Monday, March 22, 2010

Six-card ending; conclusion

See two posts ago for the problem.

The club pitch strongly implies that lefty was 2-4-2-5, so the ending looks something like:

N: --- AJ7 --- Q9x

W: --- ??? --- JTx E: Tx ?? 75 ----

S: ---- Tx 82 Kx

If West has both heart honors, you can make it by straightforward play. If East has the K, you can’t make it – the position is frustratingly close to a double squeeze, but there just isn’t a way to rectify the count without East cashing the setting trick. What if West has the K and East the Q? That is how it was at the table. If you cash the D8 now, at trick 8, West has three losing options. A club pitch is obviously no good. A low heart pitch lets you set up hearts while keeping East off lead, by a standard avoidance play. So should he pitch the HK? Then you cash the Q and K of clubs to execute a standard strip-squeeze against East (who must pitch his spade winners and get endplayed or bare the HQ.)
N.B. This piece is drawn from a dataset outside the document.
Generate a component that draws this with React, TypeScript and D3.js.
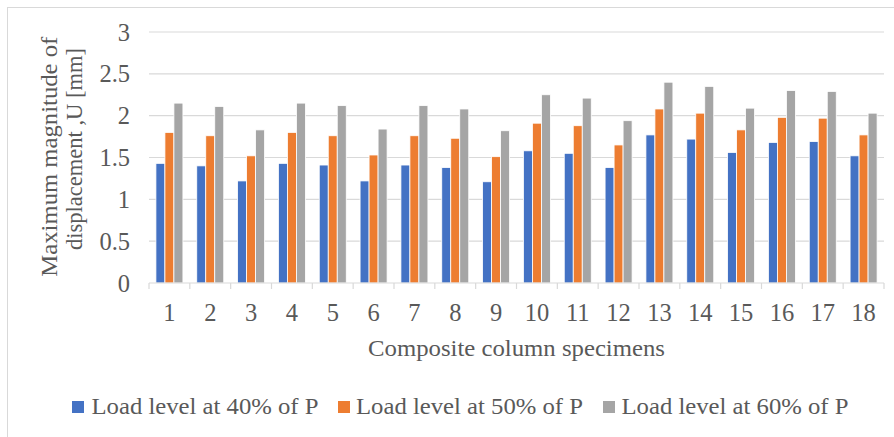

The catch? Suppose West pitches the HK, then when you cash your clubs East pitches a spade and a heart. So East just bared the HQ, right? Maybe. But maybe West has made a genius *fake* unblock holding both heart honors, and East has alertly cooperated (if he threw his spade winners from his entryless hand you would give him a diamond and claim.) I say if they do this to you, gracefully go one down, write the hand down carefully and you get to be the journalist for the Defense of the Year.

By the way, it is tempting to cash the CK first in the 6-card ending, to check the break. But then West can pitch the HK from K-empty and beat you, because you no longer have an endplay threat against East.